Life is unfair, I don’t get it why I deserve such a life. Life was wonderful back where I lived, I came to this here for this despicable man thinking he would change for the sake of me giving up everything for him. Naive, yes, VERY! 

I have no more faith and trust in this man, I’m like living a life of a widow, and the son is like ain’t no having a dad. The trust that I was holding on so tightly, he broke it. The love that I gave in so unconditionally, he destroyed it. Now what, hatred, despised, more hate and hate. Is this how a marriage life should be? If anyone could give me the guts to breakup, gimme the guts to tell the truth to my parents without caring how terrible and heartbreaking they would feel, gimme the guts to leave this man and tell the son he has no dad.

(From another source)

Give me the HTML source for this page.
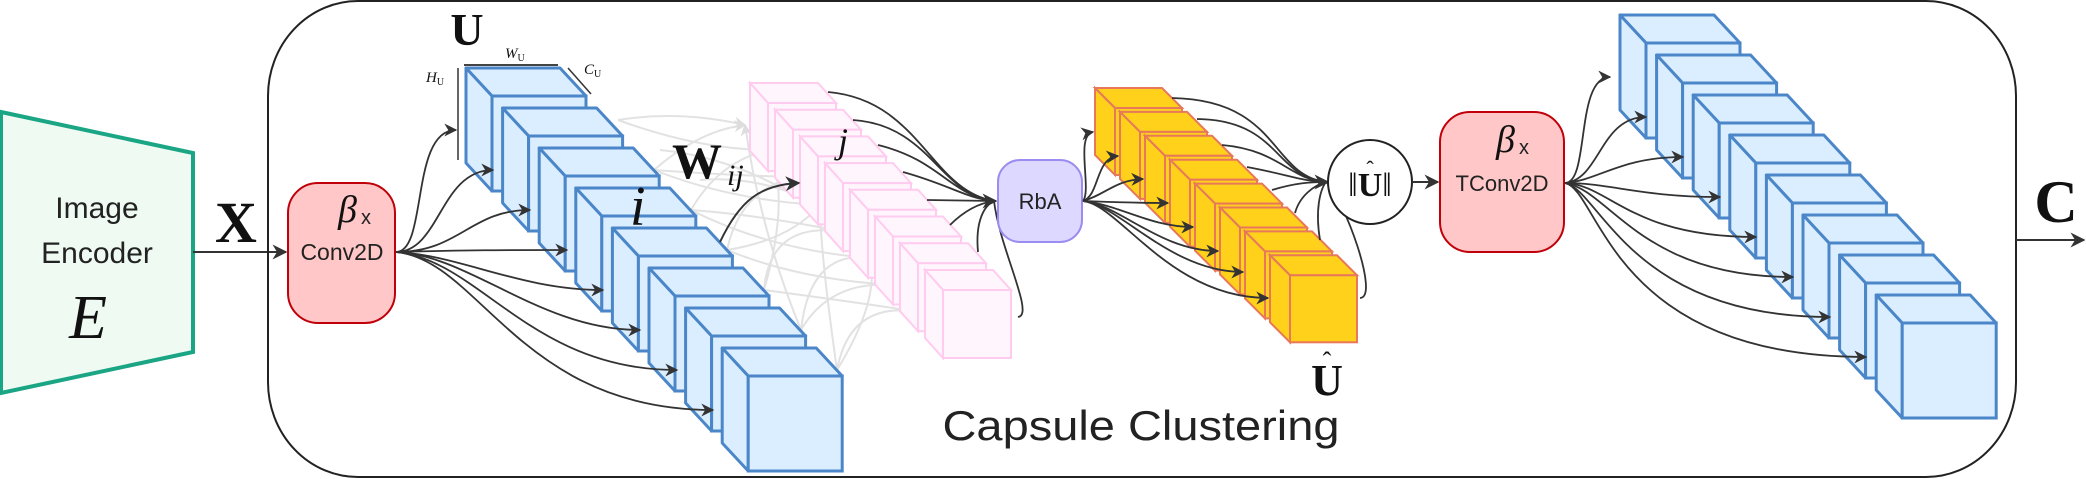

I’m sick of living such a disguised life where everyone else thinks it’s my happily ever after! I’m sick of pretending I have a husband who loves me and a father who loves my child. He loves his ciggies, his friends, his money, his bloody DJ set and his social medias. Spending time with his son, that would kill him. Spending time with his wife, that would kill him twice. But I’m too timid to stand out, to voice out. If I were brave enough for this, I wouldn’t live a life like this. I would have already broken up with this man long ago and live a much happier life now. 

If it wasn’t for his parents, who rang and asked/begged/nagged me to return to this place with him.. If it wasn’t for the bloody dumbness believing that he would change.. If I could have told anyone about my situation, it I could have cared less how people think about me… Why do I care how people think? Why? Look at the screwed life im living now. I had a good job, I quited. I lived a happy life over there, I left. I had a dream to pursue, I stopped. I did everything but ended up having someone who doesn’t even care about me, or even the son.

Whoever in the complicated relationship, ask yourself if this is the life that you want. Nope, then leave! I wish I had done it, but it’s too late. Now, how do I tell my son that he’s from a broken family when he’s older? I don’t know. I have too many concerns, so forever I will be living a life like this. I’m 28, how pathetic my life already is.

One lucky thing is I get to have the cutest son on earth, he means the world to me.